There are a few wise heads, but will they be able to hold it off? Daily Herald:
If it passes, the measure would give Chicago the highest sales tax rate in the country at 11 percent, and business leaders say it would spell disaster for the Cook County economy, because businesses would flee and consumers would shop in surrounding counties.While passage of the tax had been regarded as unlikely, some commissioners are now asking why Stroger would call for such a meeting if passing it weren't a likelihood.
Maybe to scare people with a doomsday tax so that when it does come time to actually pass a realistic tax it looks attractive by comparison?

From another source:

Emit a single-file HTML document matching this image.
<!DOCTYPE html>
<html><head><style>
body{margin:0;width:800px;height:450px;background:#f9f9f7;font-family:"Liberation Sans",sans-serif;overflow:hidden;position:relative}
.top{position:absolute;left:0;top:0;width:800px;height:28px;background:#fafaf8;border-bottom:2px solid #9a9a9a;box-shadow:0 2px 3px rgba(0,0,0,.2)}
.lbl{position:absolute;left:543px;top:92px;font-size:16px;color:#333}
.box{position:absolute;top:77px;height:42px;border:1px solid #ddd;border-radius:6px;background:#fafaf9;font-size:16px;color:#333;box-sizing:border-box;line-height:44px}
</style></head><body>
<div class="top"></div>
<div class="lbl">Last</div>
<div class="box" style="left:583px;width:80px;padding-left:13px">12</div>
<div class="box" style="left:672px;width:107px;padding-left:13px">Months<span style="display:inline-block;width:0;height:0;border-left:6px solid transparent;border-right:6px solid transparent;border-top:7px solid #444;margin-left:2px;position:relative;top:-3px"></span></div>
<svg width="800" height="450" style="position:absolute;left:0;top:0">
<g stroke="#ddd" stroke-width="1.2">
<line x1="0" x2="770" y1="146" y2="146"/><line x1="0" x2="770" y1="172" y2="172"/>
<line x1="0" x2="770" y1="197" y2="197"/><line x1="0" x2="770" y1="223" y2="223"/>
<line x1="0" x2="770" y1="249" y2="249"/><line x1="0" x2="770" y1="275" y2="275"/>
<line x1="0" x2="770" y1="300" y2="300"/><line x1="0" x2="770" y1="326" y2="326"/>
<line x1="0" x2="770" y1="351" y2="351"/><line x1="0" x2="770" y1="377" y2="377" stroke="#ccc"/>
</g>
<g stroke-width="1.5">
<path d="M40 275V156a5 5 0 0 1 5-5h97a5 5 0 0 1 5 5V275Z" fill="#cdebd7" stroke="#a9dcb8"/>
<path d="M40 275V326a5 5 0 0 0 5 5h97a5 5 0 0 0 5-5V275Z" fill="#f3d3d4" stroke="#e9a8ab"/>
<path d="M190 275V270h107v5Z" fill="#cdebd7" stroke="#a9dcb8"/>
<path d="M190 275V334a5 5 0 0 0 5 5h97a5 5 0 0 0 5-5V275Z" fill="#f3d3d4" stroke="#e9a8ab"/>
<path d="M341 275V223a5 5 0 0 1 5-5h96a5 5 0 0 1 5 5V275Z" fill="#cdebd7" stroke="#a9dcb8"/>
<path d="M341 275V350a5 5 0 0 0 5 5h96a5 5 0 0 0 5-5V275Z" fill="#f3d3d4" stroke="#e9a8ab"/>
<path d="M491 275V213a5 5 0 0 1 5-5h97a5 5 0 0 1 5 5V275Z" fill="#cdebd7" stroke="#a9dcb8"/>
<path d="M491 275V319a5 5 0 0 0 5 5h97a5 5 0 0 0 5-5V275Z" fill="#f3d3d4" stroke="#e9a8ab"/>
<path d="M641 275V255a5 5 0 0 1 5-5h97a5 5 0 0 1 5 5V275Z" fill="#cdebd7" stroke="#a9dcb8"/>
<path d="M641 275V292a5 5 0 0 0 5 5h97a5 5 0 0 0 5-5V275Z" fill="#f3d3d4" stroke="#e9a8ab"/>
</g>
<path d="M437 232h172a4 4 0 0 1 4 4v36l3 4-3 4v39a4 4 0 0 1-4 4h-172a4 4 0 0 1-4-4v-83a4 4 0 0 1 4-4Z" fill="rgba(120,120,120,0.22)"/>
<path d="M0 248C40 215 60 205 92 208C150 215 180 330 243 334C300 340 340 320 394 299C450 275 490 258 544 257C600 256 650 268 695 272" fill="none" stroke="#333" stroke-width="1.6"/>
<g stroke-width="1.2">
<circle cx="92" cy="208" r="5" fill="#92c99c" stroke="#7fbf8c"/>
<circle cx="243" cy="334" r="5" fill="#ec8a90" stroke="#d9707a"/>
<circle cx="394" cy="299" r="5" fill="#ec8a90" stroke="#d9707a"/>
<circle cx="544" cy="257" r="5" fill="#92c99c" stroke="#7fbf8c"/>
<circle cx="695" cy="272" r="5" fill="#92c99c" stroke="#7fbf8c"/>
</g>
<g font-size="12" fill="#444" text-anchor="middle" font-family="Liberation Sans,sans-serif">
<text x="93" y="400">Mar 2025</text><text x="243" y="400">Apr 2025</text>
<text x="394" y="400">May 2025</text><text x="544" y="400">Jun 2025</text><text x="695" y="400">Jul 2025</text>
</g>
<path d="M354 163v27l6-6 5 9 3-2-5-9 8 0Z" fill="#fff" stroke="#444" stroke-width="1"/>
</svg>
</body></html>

On top of the existing stiff 9%, 2% more would amount to a nearly 30% increase:
Adding fuel to the speculation that Monday's meeting is either a tax scare or an attempt to enact a lesser sales tax is the estimate of what revenue a 2 percentage point increase might yield.
Evanston Democrat Larry Suffredin puts it at $750 million a year -- far more than last year's budget deficit of roughly $500 million and much more than the county has ever claimed to need for next year.
Also throwing doubt on the likelihood that the increase will pass Monday is the need for Finance Chairman John Daley to vote for it.
Three Democrats -- Suffredin, Claypool and Quigley -- have announced their opposition to tax hike, and the five Republicans on the board are expected to follow suit. That means that every other board member would have to vote for it.
At this point you have to question whether such a tax would be counterproductive---whether it would really bring in the revenue it promises, as restaurant and hotel business goes elsewhere and some businesses are forced to close their doors--a double whammy to the economic bottom line of Cook County, as jobs and other tax revenue would drop as well.